▶ _DATA SECTION_
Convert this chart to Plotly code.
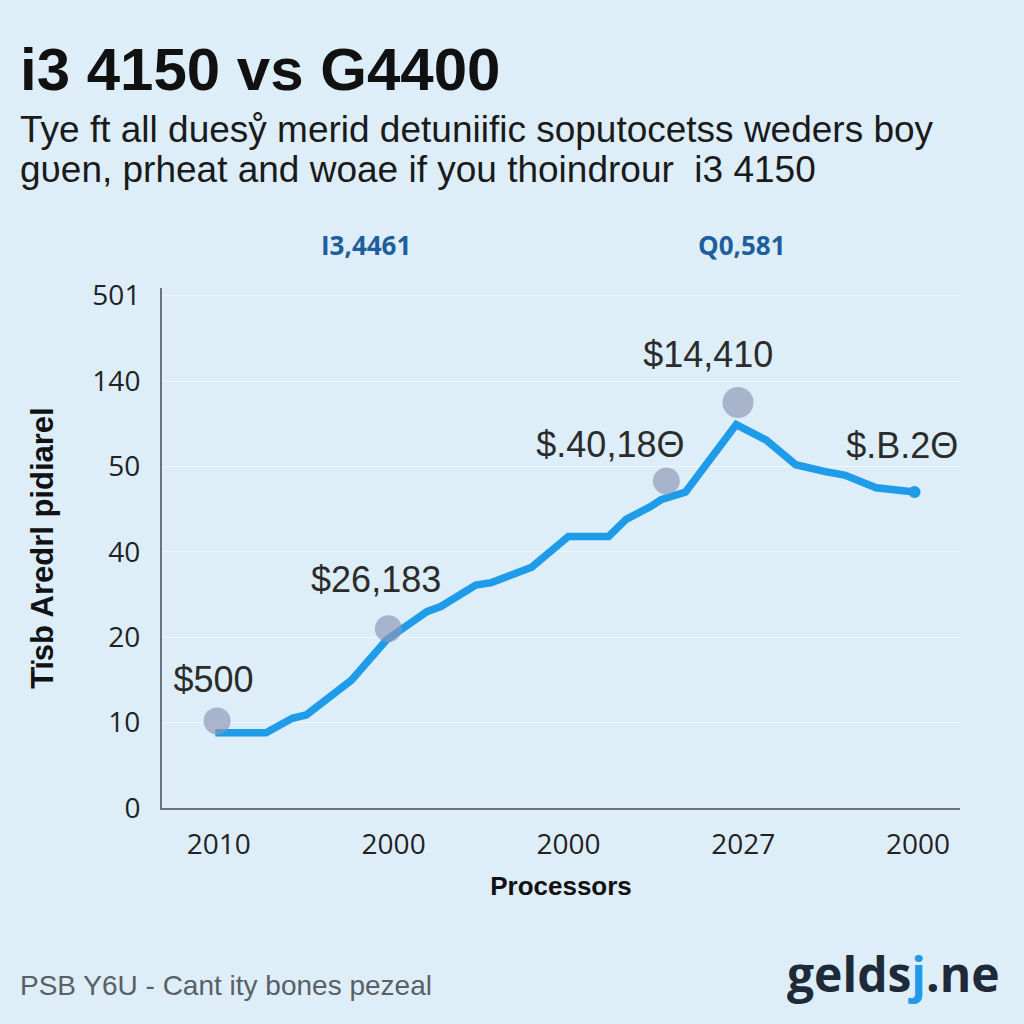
import plotly.graph_objects as go

# ---- data ----
x_tick_labels = ["2010", "2000", "2000", "2027", "2000"]
y_tick_labels = ["0", "10", "20", "40", "50", "140", "501"]

line_x = [-0.02, 0.27, 0.42, 0.50, 0.76, 0.96, 1.19, 1.27, 1.47, 1.56, 1.79, 2.00, 2.23, 2.33,
          2.47, 2.53, 2.67, 2.96, 3.13, 3.30, 3.47, 3.58, 3.76, 3.98]
line_y = [0.88, 0.88, 1.05, 1.09, 1.50, 1.97, 2.30, 2.36, 2.61, 2.64, 2.82, 3.18, 3.18, 3.38,
          3.53, 3.61, 3.70, 4.49, 4.31, 4.02, 3.94, 3.90, 3.75, 3.70]

marker_x = [-0.01, 0.97, 2.56, 2.97]
marker_y = [1.02, 2.10, 3.83, 4.75]

label_text = ["$500", "$26,183", "$.40,18Θ", "$14,410", "$.B.2Θ"]
label_x = [-0.03, 0.90, 2.24, 2.80, 3.91]
label_y = [1.46, 2.64, 4.22, 5.27, 4.20]

top_text = ["I3,4461", "Q0,581"]
top_x_px = [366, 742]

BG = "#ddeef9"
LINE = "#1e9be9"
NARROW = "Liberation Sans Narrow, Arial Narrow, sans-serif"
SANS = "Open Sans, sans-serif"

fig = go.Figure()

fig.add_trace(go.Scatter(
    x=line_x, y=line_y, mode="lines",
    line=dict(color=LINE, width=7.5, shape="linear"),
    hoverinfo="skip", showlegend=False,
))
fig.add_trace(go.Scatter(
    x=[line_x[-1]], y=[line_y[-1]], mode="markers",
    marker=dict(color=LINE, size=12),
    hoverinfo="skip", showlegend=False,
))
fig.add_trace(go.Scatter(
    x=marker_x, y=marker_y, mode="markers",
    marker=dict(color="rgba(140,152,180,0.95)", size=[27, 27, 27, 31], line=dict(width=0)),
    hoverinfo="skip", showlegend=False,
))
fig.add_trace(go.Scatter(
    x=label_x, y=label_y, mode="text", text=label_text,
    textfont=dict(family=NARROW, size=36, color="#2b2b2b"),
    cliponaxis=False, hoverinfo="skip", showlegend=False,
))

# pixel-positioned annotations (converted to paper coords below)
W, H = 1024, 1024
ml, mr, mt, mb = 162, 64, 288, 216
pw, ph = W - ml - mr, H - mt - mb

def px_ann(x, y, text, font, xanchor="left"):
    fig.add_annotation(x=(x - ml) / pw, y=1 - (y - mt) / ph, xref="paper", yref="paper",
                       text=text, showarrow=False, xanchor=xanchor, yanchor="middle", font=font)

for t, xp in zip(top_text, top_x_px):
    px_ann(xp, 245, f"<b>{t}</b>", dict(family=SANS, size=26, color="#1d5e9c"), xanchor="center")

px_ann(18, 70, "<b>i3 4150 vs G4400</b>", dict(family=NARROW, size=60, color="#111111"))
px_ann(18, 130, "Tye ft all duesẙ merid detuniific soputocetss weders boy",
       dict(family=NARROW, size=37, color="#1a1a1a"))
px_ann(18, 170, "gυen, prheat and woae if you thoindrour  i3 4150",
       dict(family=NARROW, size=37, color="#1a1a1a"))
px_ann(18, 985, "PSB Y6U - Cant ity bones pezeal", dict(family=NARROW, size=28, color="#5a5f66"))
px_ann(1002, 973, "<b>gelds<span style='color:#1e9be9'>j</span>.ne</b>",
       dict(family=SANS, size=48, color="#1e2a38"), xanchor="right")

fig.update_layout(
    width=W, height=H,
    margin=dict(l=ml, r=mr, t=mt, b=mb),
    paper_bgcolor=BG, plot_bgcolor=BG,
    showlegend=False,
    xaxis=dict(
        range=[-0.325, 4.24], tickvals=list(range(len(x_tick_labels))), ticktext=x_tick_labels,
        showgrid=False, zeroline=False, showline=True, linecolor="#6b7480", linewidth=2,
        ticks="", ticklabelstandoff=10, tickfont=dict(family=SANS, size=28, color="#222222"),
        title=dict(text="<b>Processors</b>", standoff=16,
                   font=dict(family=NARROW, size=26, color="#111111")),
    ),
    yaxis=dict(
        range=[0, 6.09], tickvals=list(range(len(y_tick_labels))), ticktext=y_tick_labels,
        showgrid=True, gridcolor="rgba(255,255,255,0.55)", gridwidth=1,
        zeroline=False, showline=True, linecolor="#6b7480", linewidth=2,
        ticks="", ticklabelstandoff=14, tickfont=dict(family=SANS, size=28, color="#222222"),
        title=dict(text="<b>Tïsb Aredrl pidiarel</b>", standoff=30,
                   font=dict(family=NARROW, size=31, color="#111111")),
    ),
)

fig.write_html("out.html", config={"displayModeBar": False},
               post_script="document.body.style.margin='0';document.body.style.background='#ddeef9';")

▶ _EXERCISE_
All of the lines above should be retyped precisely, apart from the pictures.

▶ _ANSWER TO THIS PROBLEM_
Convert this chart to Plotly code.
import plotly.graph_objects as go

# ---- data ----
x_tick_labels = ["2010", "2000", "2000", "2027", "2000"]
y_tick_labels = ["0", "10", "20", "40", "50", "140", "501"]

line_x = [-0.02, 0.27, 0.42, 0.50, 0.76, 0.96, 1.19, 1.27, 1.47, 1.56, 1.79, 2.00, 2.23, 2.33,
          2.47, 2.53, 2.67, 2.96, 3.13, 3.30, 3.47, 3.58, 3.76, 3.98]
line_y = [0.88, 0.88, 1.05, 1.09, 1.50, 1.97, 2.30, 2.36, 2.61, 2.64, 2.82, 3.18, 3.18, 3.38,
          3.53, 3.61, 3.70, 4.49, 4.31, 4.02, 3.94, 3.90, 3.75, 3.70]

marker_x = [-0.01, 0.97, 2.56, 2.97]
marker_y = [1.02, 2.10, 3.83, 4.75]

label_text = ["$500", "$26,183", "$.40,18Θ", "$14,410", "$.B.2Θ"]
label_x = [-0.03, 0.90, 2.24, 2.80, 3.91]
label_y = [1.46, 2.64, 4.22, 5.27, 4.20]

top_text = ["I3,4461", "Q0,581"]
top_x_px = [366, 742]

BG = "#ddeef9"
LINE = "#1e9be9"
NARROW = "Liberation Sans Narrow, Arial Narrow, sans-serif"
SANS = "Open Sans, sans-serif"

fig = go.Figure()

fig.add_trace(go.Scatter(
    x=line_x, y=line_y, mode="lines",
    line=dict(color=LINE, width=7.5, shape="linear"),
    hoverinfo="skip", showlegend=False,
))
fig.add_trace(go.Scatter(
    x=[line_x[-1]], y=[line_y[-1]], mode="markers",
    marker=dict(color=LINE, size=12),
    hoverinfo="skip", showlegend=False,
))
fig.add_trace(go.Scatter(
    x=marker_x, y=marker_y, mode="markers",
    marker=dict(color="rgba(140,152,180,0.95)", size=[27, 27, 27, 31], line=dict(width=0)),
    hoverinfo="skip", showlegend=False,
))
fig.add_trace(go.Scatter(
    x=label_x, y=label_y, mode="text", text=label_text,
    textfont=dict(family=NARROW, size=36, color="#2b2b2b"),
    cliponaxis=False, hoverinfo="skip", showlegend=False,
))

# pixel-positioned annotations (converted to paper coords below)
W, H = 1024, 1024
ml, mr, mt, mb = 162, 64, 288, 216
pw, ph = W - ml - mr, H - mt - mb

def px_ann(x, y, text, font, xanchor="left"):
    fig.add_annotation(x=(x - ml) / pw, y=1 - (y - mt) / ph, xref="paper", yref="paper",
                       text=text, showarrow=False, xanchor=xanchor, yanchor="middle", font=font)

for t, xp in zip(top_text, top_x_px):
    px_ann(xp, 245, f"<b>{t}</b>", dict(family=SANS, size=26, color="#1d5e9c"), xanchor="center")

px_ann(18, 70, "<b>i3 4150 vs G4400</b>", dict(family=NARROW, size=60, color="#111111"))
px_ann(18, 130, "Tye ft all duesẙ merid detuniific soputocetss weders boy",
       dict(family=NARROW, size=37, color="#1a1a1a"))
px_ann(18, 170, "gυen, prheat and woae if you thoindrour  i3 4150",
       dict(family=NARROW, size=37, color="#1a1a1a"))
px_ann(18, 985, "PSB Y6U - Cant ity bones pezeal", dict(family=NARROW, size=28, color="#5a5f66"))
px_ann(1002, 973, "<b>gelds<span style='color:#1e9be9'>j</span>.ne</b>",
       dict(family=SANS, size=48, color="#1e2a38"), xanchor="right")

fig.update_layout(
    width=W, height=H,
    margin=dict(l=ml, r=mr, t=mt, b=mb),
    paper_bgcolor=BG, plot_bgcolor=BG,
    showlegend=False,
    xaxis=dict(
        range=[-0.325, 4.24], tickvals=list(range(len(x_tick_labels))), ticktext=x_tick_labels,
        showgrid=False, zeroline=False, showline=True, linecolor="#6b7480", linewidth=2,
        ticks="", ticklabelstandoff=10, tickfont=dict(family=SANS, size=28, color="#222222"),
        title=dict(text="<b>Processors</b>", standoff=16,
                   font=dict(family=NARROW, size=26, color="#111111")),
    ),
    yaxis=dict(
        range=[0, 6.09], tickvals=list(range(len(y_tick_labels))), ticktext=y_tick_labels,
        showgrid=True, gridcolor="rgba(255,255,255,0.55)", gridwidth=1,
        zeroline=False, showline=True, linecolor="#6b7480", linewidth=2,
        ticks="", ticklabelstandoff=14, tickfont=dict(family=SANS, size=28, color="#222222"),
        title=dict(text="<b>Tïsb Aredrl pidiarel</b>", standoff=30,
                   font=dict(family=NARROW, size=31, color="#111111")),
    ),
)

fig.write_html("out.html", config={"displayModeBar": False},
               post_script="document.body.style.margin='0';document.body.style.background='#ddeef9';")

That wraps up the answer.